The mayor called the press conference to announce that the city is expanding training for all its employees. "We're going to ensure that every one of Madison's staff in every department understands that they cannot effectively and properly serve the public... unless every action, every word, is committed to gaining trust and dignity."
Soglin said the program is still being developed and was vague about what it will involve or how long the training sessions would be. He said there is no evidence that hostile messages like the ones sent by Heimsness are "widespread" on the force.
"But what concerns me is that because other officers were the recipient of it, it might indicate that such communication is acceptable," Soglin said.
He added: "To not face up and confront that, to remain silent, is the worst thing we can do."
Later in the afternoon, Royko Maurer was planning to present a petition with 1,500 signatures to District Attorney Ismael Ozanne, asking him to order an inquest into the case and transfer his authority about whether to prosecute Heimsness over to a jury.
In the hands of the PFC
Whether Stephen Heimsness will be allowed to remain on the Madison police force now rests in the hands of the Police and Fire Commission.

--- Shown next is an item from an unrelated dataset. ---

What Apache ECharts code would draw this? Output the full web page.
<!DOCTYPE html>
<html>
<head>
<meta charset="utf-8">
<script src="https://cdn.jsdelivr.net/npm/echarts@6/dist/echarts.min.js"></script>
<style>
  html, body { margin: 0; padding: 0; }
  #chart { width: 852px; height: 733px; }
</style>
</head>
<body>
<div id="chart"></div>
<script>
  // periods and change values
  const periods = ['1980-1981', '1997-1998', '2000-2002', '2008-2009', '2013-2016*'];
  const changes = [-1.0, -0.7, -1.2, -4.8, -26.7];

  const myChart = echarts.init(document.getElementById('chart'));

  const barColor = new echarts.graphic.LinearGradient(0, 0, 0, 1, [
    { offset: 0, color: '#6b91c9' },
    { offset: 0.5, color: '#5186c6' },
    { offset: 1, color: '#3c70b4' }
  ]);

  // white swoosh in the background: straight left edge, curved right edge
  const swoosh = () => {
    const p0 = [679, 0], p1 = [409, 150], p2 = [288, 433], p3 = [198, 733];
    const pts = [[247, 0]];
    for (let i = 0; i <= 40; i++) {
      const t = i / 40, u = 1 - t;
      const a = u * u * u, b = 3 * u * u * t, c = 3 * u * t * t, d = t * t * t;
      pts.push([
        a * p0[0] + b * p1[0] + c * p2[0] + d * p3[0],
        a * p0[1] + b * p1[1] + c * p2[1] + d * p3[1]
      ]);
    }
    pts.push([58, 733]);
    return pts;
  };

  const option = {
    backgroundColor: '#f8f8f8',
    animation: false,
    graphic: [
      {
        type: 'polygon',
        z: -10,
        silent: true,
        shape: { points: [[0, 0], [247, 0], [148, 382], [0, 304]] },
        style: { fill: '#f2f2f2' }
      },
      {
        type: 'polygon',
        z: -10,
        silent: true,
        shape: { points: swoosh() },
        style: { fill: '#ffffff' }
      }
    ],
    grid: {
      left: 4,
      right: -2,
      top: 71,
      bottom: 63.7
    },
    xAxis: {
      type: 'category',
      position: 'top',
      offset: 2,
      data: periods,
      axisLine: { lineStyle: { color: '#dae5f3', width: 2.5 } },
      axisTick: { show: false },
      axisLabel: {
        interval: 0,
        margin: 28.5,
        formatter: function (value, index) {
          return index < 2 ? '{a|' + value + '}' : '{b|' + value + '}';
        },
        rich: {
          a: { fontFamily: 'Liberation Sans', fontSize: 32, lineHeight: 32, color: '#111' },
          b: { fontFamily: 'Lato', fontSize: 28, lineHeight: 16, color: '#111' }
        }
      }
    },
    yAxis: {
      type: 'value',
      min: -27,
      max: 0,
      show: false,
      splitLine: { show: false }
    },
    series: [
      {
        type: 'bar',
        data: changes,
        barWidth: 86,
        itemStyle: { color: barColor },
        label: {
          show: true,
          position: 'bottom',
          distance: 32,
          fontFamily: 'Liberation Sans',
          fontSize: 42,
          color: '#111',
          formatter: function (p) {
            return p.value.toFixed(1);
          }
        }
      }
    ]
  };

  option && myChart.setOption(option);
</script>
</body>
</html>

In order to fire any officer, Chief Noble Wray must go through the commission. Its longtime lawyer, Scott Herrick, explains that an initial pre-hearing on the matter will be held soon, with the order of business to decide when it will hold a hearing on the case.
The hearing on Heimsness' fate will be open to the public, although the commission's deliberations (like that of a jury) will be in private.
Herrick expects a lengthy hearing. "You can see that in the length of the complaint -- it's a lot of pages. It may take a while to present that case."
The commission will have to sort through all 118 complaints against Heimsness and decide if they are valid. If it decides any of the complaints have merit, it has three options for discipline. One of those, demotion, "isn't available here because the officer is not in a promoted rank," Herrick says.
Its other two options are to suspend or terminate. Herrick says it's also possible the department is negotiating with Heimsness for some other outcome.
Herrick says the commission doesn't see a lot of termination cases. "The chief doesn't want to fire people very often, and sometimes people leave rather than get fired."
Dan Frei, president of the Madison Professional Police Officers Association, did not return a call for comment.